Durang won a 1998-99 Obie Award, Playwriting, as did Nicholas Martin (Direction), and Kristine Nielsen, Performance.

Under the direction of Nicholas Martin, the play was produced by the Huntington Theatre Company, Boston, in October to November 2001, with Andrea Martin playing Mrs. Siezmagraff.

The play was produced at Bay Street Theatre, Sag Harbor, New York, in July 2011. Trip Cullman directed the 9-member cast, which starred Heidi Shreck as Betty and Veanne Cox as Mrs. Siezmagraff. The cast also included Bobby Steggert, John Behlmann, Celia Keenan-Bolger, Tom Riis Farrell, Tim Intravia, Kate O'Phalen, and Jacob Hoffman.

==Plot==
When Betty signs up for a summer timeshare with her garrulous mate, Trudy, she is in need of peace and quiet to contrast her stressful life as a single, city-dwelling young woman of the '90s. Tranquility ceases, alas, within moments of her arrival at the beach house by way of Trudy's broken promise to “not talk too much;” a sudden, inexplicable laugh track from an unknown source; and the arrival of the other guests: (1) Keith, a shy, bisexual serial killer who maintains a collection of body parts and hat boxes; (2) Mrs. Siezmagraff, the landlady and, apparently, Trudy's mother, who, apparently, responded with jealousy when Trudy was apparently serially molested by the alcoholic, wife-beating, recently deceased Mr. Siezmagraff; (3) Buck, an unashamedly horny frat-like lout; and finally (4) Mr. Vanislaw, a flasher befriended by Mrs. Siezmagraff after a recent fitting-room photography incident.

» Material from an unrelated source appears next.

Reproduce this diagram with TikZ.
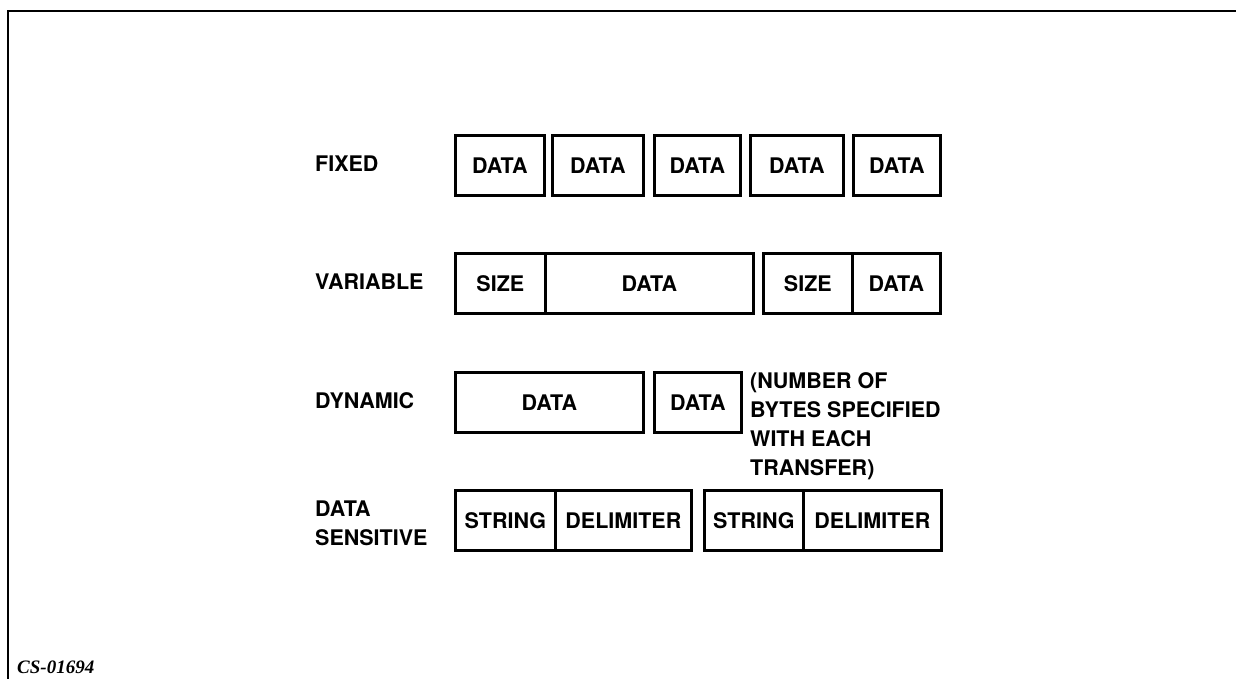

What starts off with a mildly disturbing game of charades escalates into Trudy and Keith castrating and beheading, respectively, Mr. Vanislaw, whose penis is now being stored in the freezer, and Buck who is incited by The Three Figures from the laugh track into attempted rape on Keith. Climactically, the laugh track voices burst out of the ceiling, demanding a Court TV-style trial of Trudy and Keith, which Mrs. Siezmagraff quite happily and manically provides. Ultimately, Trudy and Keith, under the influence of the voices, blow up the house, leaving Betty alone on the beach to find peace and tranquility as she listens to the sound of the waves.

==Critical response==
Playbill observed that " 'Betty's Summer Vacation' represented playwright Christopher Durang's biggest critical success in years when it premiered Off Broadway in 1999 under Nicholas Martin's direction."

Ben Brantley, in his review of the 1999 production for The New York Times, called the play a "heavenly hell of a production". Brantley went on to write "Please welcome Mr. Durang back to the ranks of America's liveliest living playwrights....What Mr. Martin and his crack cast...provide is a pure physical charge of pathological energy that comes from highly animated human presences."

The reviewer of the Huntington Theatre Company production for Boston Phoenix.com wrote that the play "seems both merrily horrifying and a little silly.... 'Betty’s Summer Vacation', albeit too Court TV-specific in the second act for its own shelf life, may be the pinnacle of the audacious lampoonery in which he [Durang] specializes."